When I first finished reading ‘Wuthering Heights’ – a good long time ago, and read the concluding passage:

‘I lingered round them, under that benign sky; watched the moths fl uttering among the heath, and hare-bells; listened to the soft wind breathing through the grass; and wondered how any one could ever imagine unquiet slumbers for the sleepers in that quiet earth.’

Those evocative words gave me that feeling.

That was as myself in a transcendent mood.

Later, when I came to think about it, having reverted once more my everyday self – I decided that I personally found the ending of the story unsatisfactory because Healthcliff never repents of his evildoing – he explicitly tells Nelly Dean that he has done nothing wrong.

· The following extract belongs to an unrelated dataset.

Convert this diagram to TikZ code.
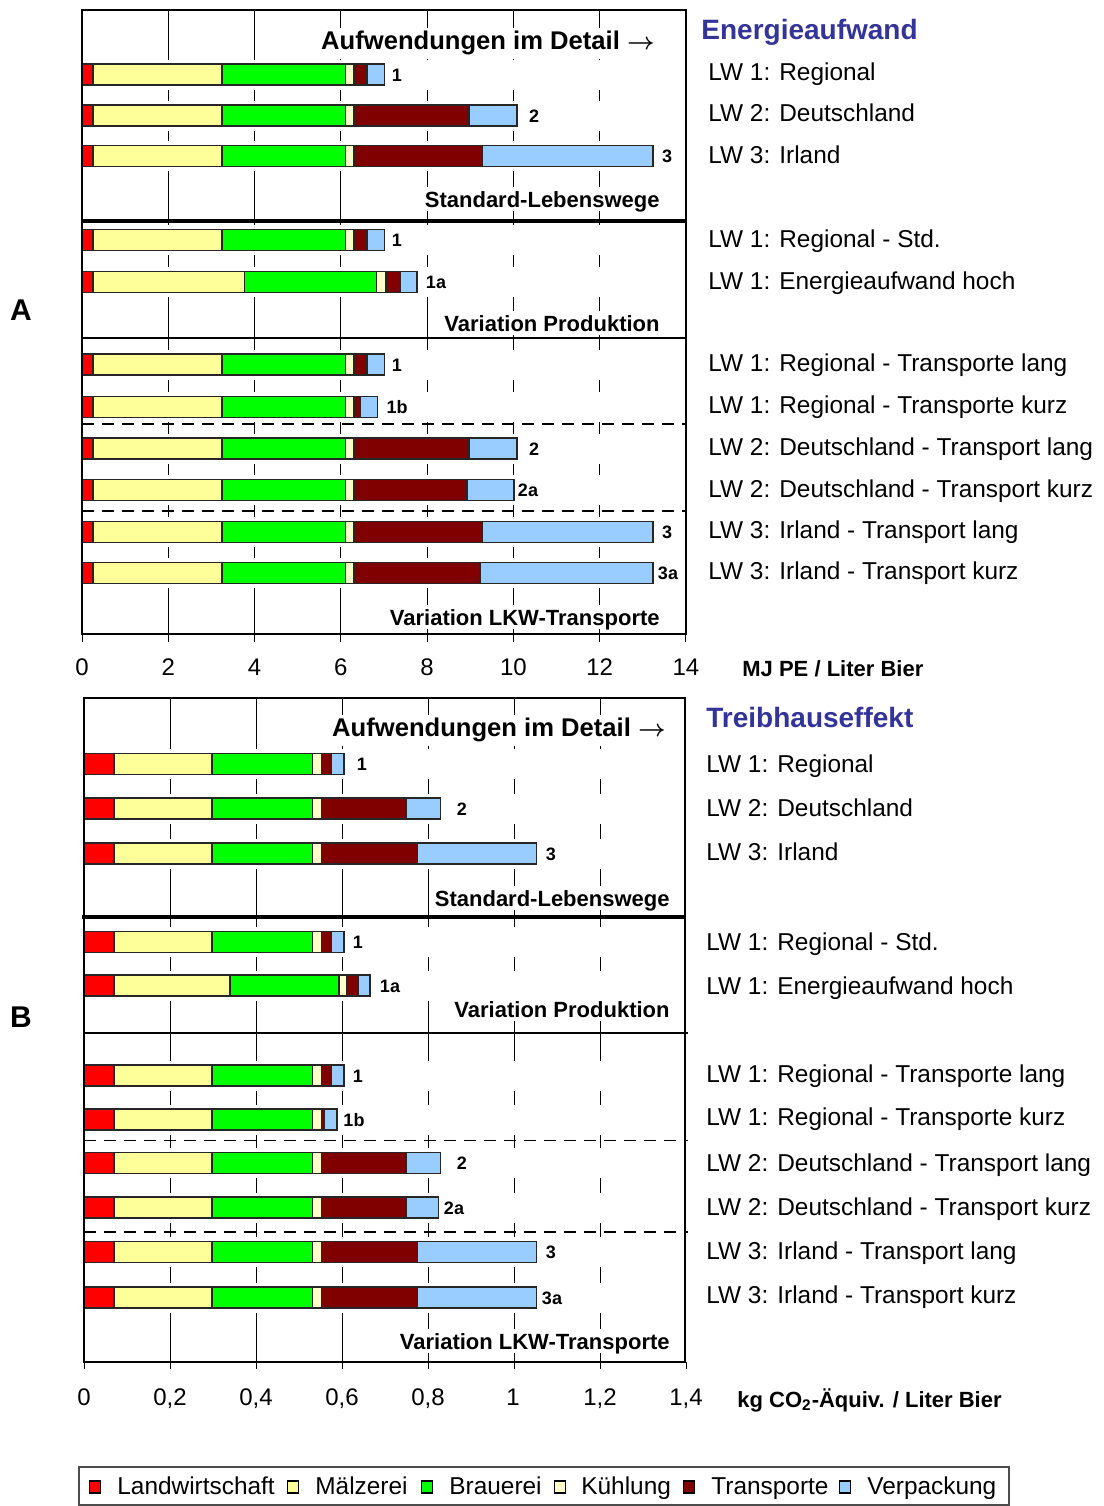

I have learnt since, that Emily Bronte had given much thought to the final destination of the ‘unrepentant man of iron’. Now I would hazard that the ending is not meant to give any definitive indication of what that final account will be, other than at the last, we are all perhaps incorporated into that all encompassing peace.

And, of course, with regard to all the above,  if you are writing a series, then that job is in some ways even harder, as in each stage, you must have an interim ending which gives a partial sense of completion and then finish with the fireworks and the roll of drums and then – that final piece of imaginative empathy.

Well, that is what we must aim for. We can only try.

2 Responses

  1. Thank you, Mari. I read Patrick Hamilton first at nineteen, and I’ve always admired his combination of stark tragedy and hilarious comedy. ‘The Slaves of Solitude’ is, I think, a wonderful book. I borrowed the device of facetious capitals to indicate cliche from him.